Dopo La lunga attesa dell’angelo (2008) e prima di Sei come sei (2013), Melania G. Mazzucco è tornata a scrivere un romanzo contemporaneo, dove la ricerca minuziosa e talvolta maniacale dei dettagli, non appanna la freschezza di una scrittura di grande impatto visivo e poetico, dove le atmosfere esterne sono narrate con estremo calligrafismo ma quelle interne, umorali e dell’anima, s’affacciano sulla scena prepotentemente e spesso la dominano, con veloci pennellate di scrittura.
È la storia di un percorso interiore e di memoria, all’interno di un territorio sconosciuto, dove approdano i sopravvissuti, costretti a ricordare per sé e per gli altri; a confrontarsi col passato, così ossessivamente vivo; con il presente, grigio e fermo e col futuro, anche quando non lo si riesce a percepire o lo si crede ormai impossibile.
Il maresciallo Manuela Paris, torna a Ladispoli, sua città d’origine, il giorno di Natale. È un ammasso di ossa frantumate tenute insieme da placche di metallo ed una scheggia che si è fermata ad un centimetro dal cervello. Manuela non è un eroe, non lo sarà mai: non ha protetto i suoi uomini e si è salvata per una pura coincidenza. Non vuole medaglie, non vuole onori. Riconosce solo la legge dell’Esercito, quella che ha sposato tanti anni fa, quando sognava le eroine dei cartoni animati e le amazzoni per sfuggire ad un’adolescenza di ribellione e d’insoddisfazione in un nucleo familiare disattento e sgretolato. Ha trovato un’altra famiglia nell’Esercito. Ha trovato i suoi fratelli ed “epigoni”, come ama definirli. Patria, onore, coraggio, disciplina sono diventati i comandamenti della sua nuova religione e le parole dentro cui ha incasellato la sua vita per poter essere se stessa o per poter sfuggire a se stessa.
Ora Manuela Paris deve rimettere insieme il soldato e la persona, il corpo e l’anima, pezzo per pezzo.
L’incontro con il misterioso ospite dell’Hotel Bellavista, sblocca qualcosa: dalla compresione e dall’amore per le ferite del corpo nascono l’amore e la comprensione per le ferite dell’anima. E viceversa.

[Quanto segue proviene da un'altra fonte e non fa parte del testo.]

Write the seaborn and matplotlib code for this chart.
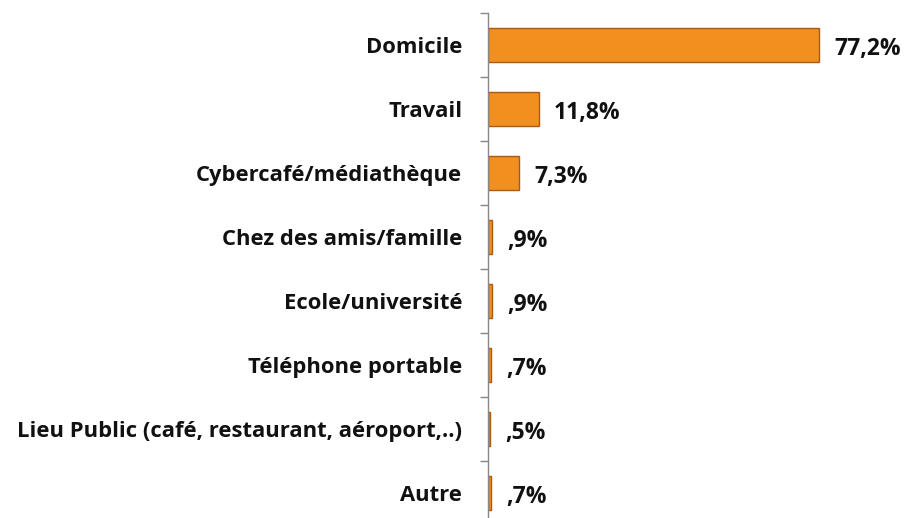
import matplotlib
matplotlib.use("Agg")
import matplotlib.pyplot as plt
import seaborn as sns
import pandas as pd
import numpy as np

categories = ["Domicile", "Travail", "Cybercafé/médiathèque", "Chez des amis/famille",
              "Ecole/université", "Téléphone portable",
              "Lieu Public (café, restaurant, aéroport,..)", "Autre"]
values = [77.2, 11.8, 7.3, 0.9, 0.9, 0.7, 0.5, 0.7]
value_labels = ["77,2%", "11,8%", "7,3%", ",9%", ",9%", ",7%", ",5%", ",7%"]

df = pd.DataFrame({"lieu": categories, "pct": values})

sns.set_theme(style="white")
plt.rcParams['font.family'] = ['Open Sans', 'DejaVu Sans']

W, H = 905, 518
fig = plt.figure(figsize=(W / 100, H / 100), dpi=100)
# axis line at x=488, category band from y=13 to ~525
ax = fig.add_axes([488 / W, (H - 525) / H, (W - 488) / W, (525 - 13) / H])

sns.barplot(data=df, y="lieu", x="pct", orient="h", ax=ax, width=0.52,
            color="#F1901F", edgecolor="#A95A16", linewidth=1.0, saturation=1)

ax.set_xlim(0, 97.2)
ax.set_ylim(len(categories) - 0.5, -0.5)
ax.set_xlabel("")
ax.set_ylabel("")
ax.set_xticks([])

for s in ["top", "right", "bottom"]:
    ax.spines[s].set_visible(False)
ax.spines["left"].set_color("#888888")
ax.spines["left"].set_linewidth(1.0)

ax.set_yticks(range(len(categories)))
ax.set_yticklabels(categories, fontsize=15.8, fontweight="bold", color="#111111")
ax.tick_params(axis="y", which="major", length=0, pad=18.5)
ax.set_yticks(np.arange(-0.5, len(categories), 1.0), minor=True)
ax.tick_params(axis="y", which="minor", length=6, width=1.0, color="#888888", left=True)

for i, (v, lab) in enumerate(zip(values, value_labels)):
    ax.text(v + 3.6, i + 0.06, lab, va="center", ha="left", fontsize=16.5,
            fontweight="bold", color="#111111")

fig.savefig("out.png", dpi=100)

Profondo è il solco creato da un personaggio indagato accuratamente ed intensamente in tutti gli aspetti, consentendo di affrontare una variegata serie di temi: dalla difficoltà di diventare donna soldato, all’accettazione in un contesto maschile e maschilista, fino al riconoscimento delle sue qualità e del suo valore; al lungo e sofferto percorso di accettazione di sè come persona e come donna; al tema della malattia e della cura del corpo e dell’anima; a quello della guerra e delle missioni di pace, della loro necessità ed opportunità; al tema del viaggio in un Afghanistan, duro e dilaniato ma allo stesso tempo colorato e poetico, che si fa fatica a togliersi dagli occhi e dal cuore.
Non è un caso che il romanzo, dopo aver vinto il Premio Elsa Morante per la narrativa nel 2012, abbia vinto di recente il Premio Giacomo Matteotti per la sezione opere letterarie e teatrali e presto diventerà un film per la regia di Daniele Vicari.
Melania G. Mazzucco viaggia in Afghanistan per sé stessa e per noi (così come aveva fatto con Annemarie Schwarzenbach in Lei così amata (2000) e ci porta nel Limbo che ognuno, per ragioni diverse, si trova a percorrere nella sua vita e dentro se stesso, addentrandosi con la sua scrittura formidabile e ricca, emozionante e vera, quella scrittura che l’ha consacrata da tempo come una delle penne più felici della letteratura italiana contemporanea, prim’ancora del riconoscimento di Vita (Premio Strega 2003).